Friday, February 19, 2010

Fern-seed and Elephants . . .

I'm taking a brief break from The Narnian and reading CSL's Fern-seed and Elephants, and other essays on Christianity (ed. Walter Hooper). My students are looking for non-fiction to read after reading the trilogy; one has already started The Narnian, and I thought I'd look through a few other things to see if I can suggest something for them.

The first essay in this collection (which was published posthumously) is "Membership"; I thought maybe it would shed some light on Mark in THS, which I think it may. It's an interesting discussion, first read as a lecture in 1945. Its focus is the contrast between membership in the "collective" and "participation in the Body of Christ" (13).
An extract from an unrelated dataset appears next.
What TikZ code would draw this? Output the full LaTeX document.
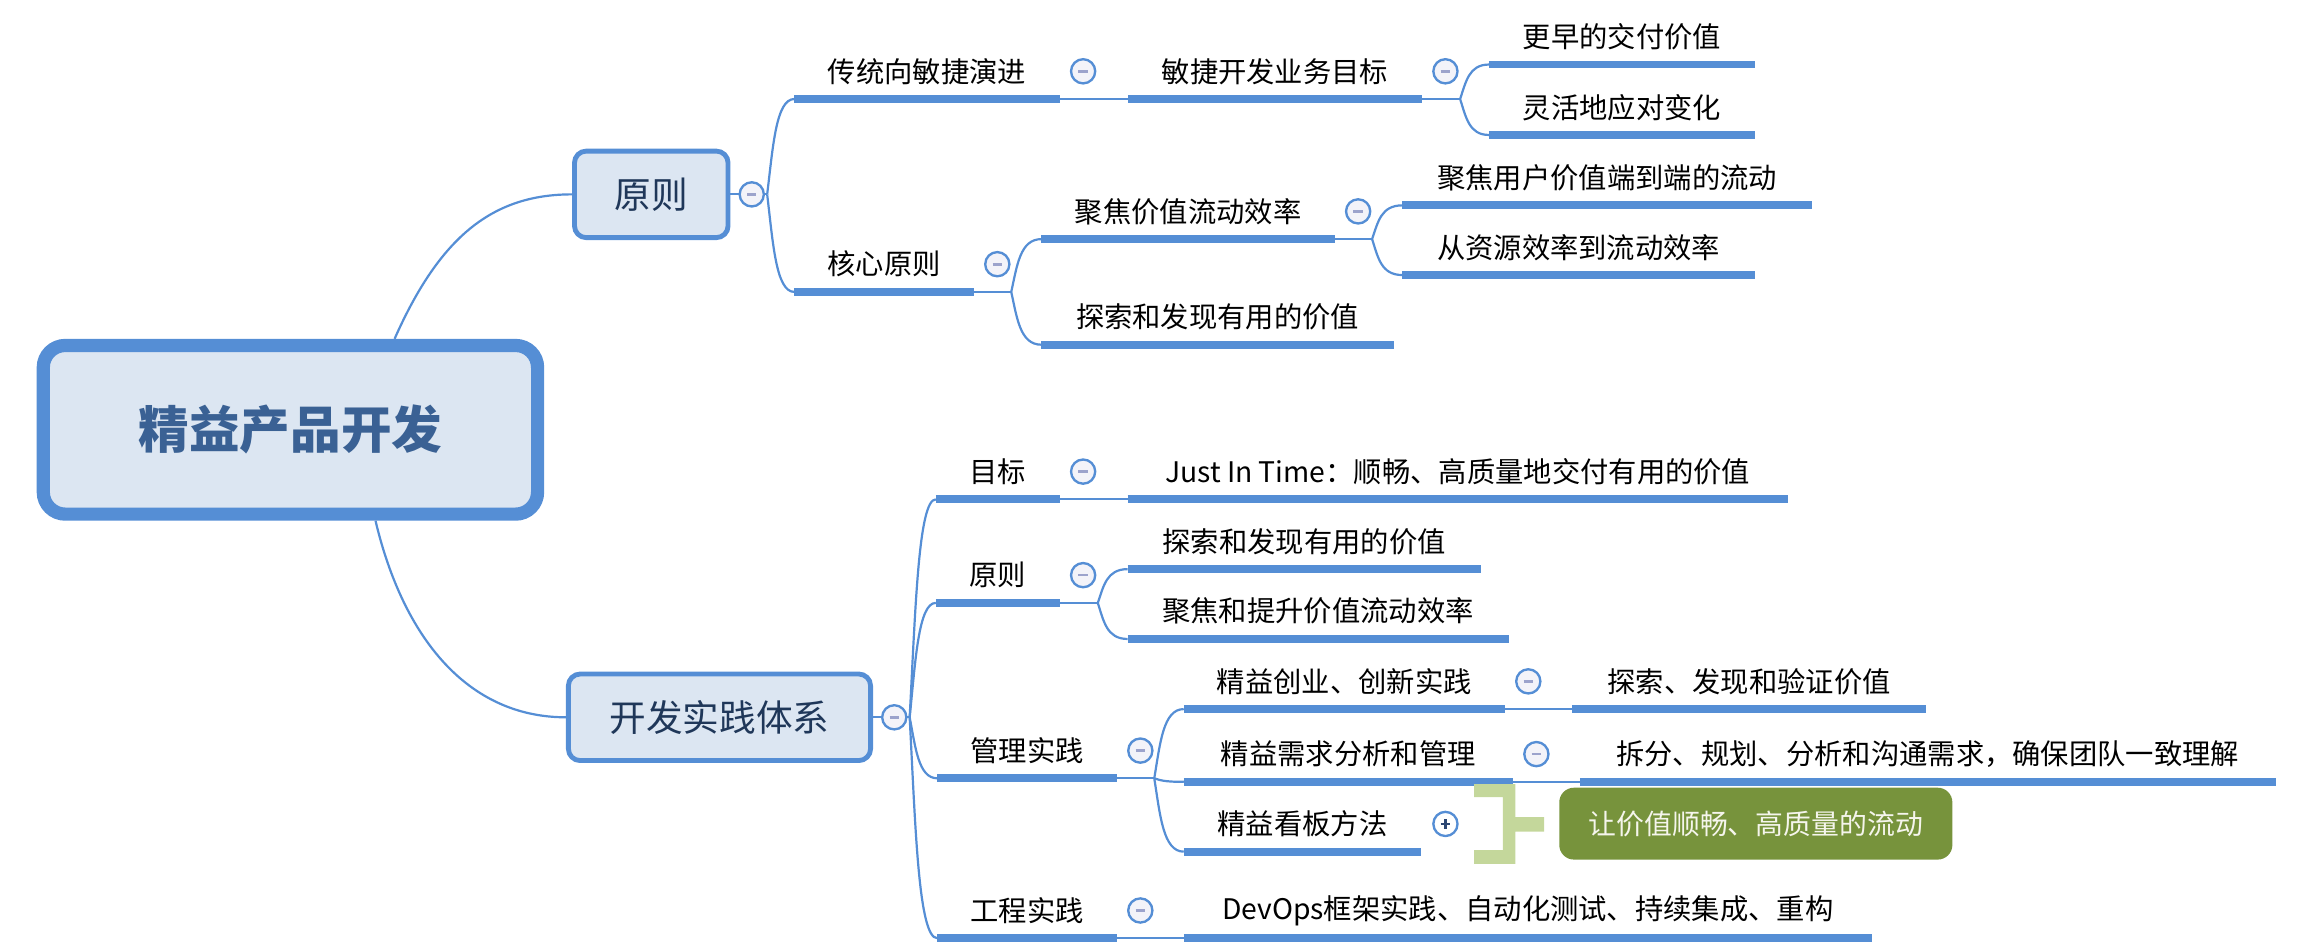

Lewis sets up a hierarchy: Body of Christ, "personal and private life," and "collective life" (13).

He references literature to provide examples; he mentions Charlotte Yonge, who has been on my list of authors I want to read -- maybe after I work my way through Dickens. He sees Rat, Mole, and Badger (in The Wind in the Willows) as symbolizing "the extreme differentiation of persons in harmonious union which we know intuitively to be our true refuge both from solitude and from the collective" (16). This is the function of the "mystical body" of Christ, the Church (15).

One sentence did remind me of themes in the trilogy, perhaps especially in THS: "Obedience is the road to freedom, humility the road to pleasure, unity the road to personality" (18). This seems to sum up the paths both Jane and Mark had to follow too find peace and fulfillment.

Lewis's medievalism and Platonism show up here in a privileging of hierarchy over equality, though he recognizes that "artificial equality is necessary in the life of the State"; he says, "in the church we strip off this disguise, we recover our real inequalities, and are thereby refreshed and quickened" (18). He seems in this essay to value humans only partially correctly; he says, "the value of the individual does not lie in him. He is capable of receiving value. He receives it by union with Christ" (24). I think later in his career he recognizes the intrinsic value of the individual as Imago Dei; still the value is not because of anything the person does but is due to what we are as creatures. He does counter the Platonic influence with a clear statement that our eternal existence will be corporeal, which I think Christians sometimes need to be reminded of.

Then he says, " . . . as organs in the Body of Christ, as stones and pillars in the temple, we are assured of our eternal self-identity and shall live to remember the galaxies as an old tale" (23).

I've said before that Charles Williams' Arthurian poems make me feel like I'm levitating . . . Lewis's prose can sometimes have the same effect. What an amazing description of eternity--outliving the galaxies! While the "collective . . . is mortal," the individual and the Body "live forever" (22).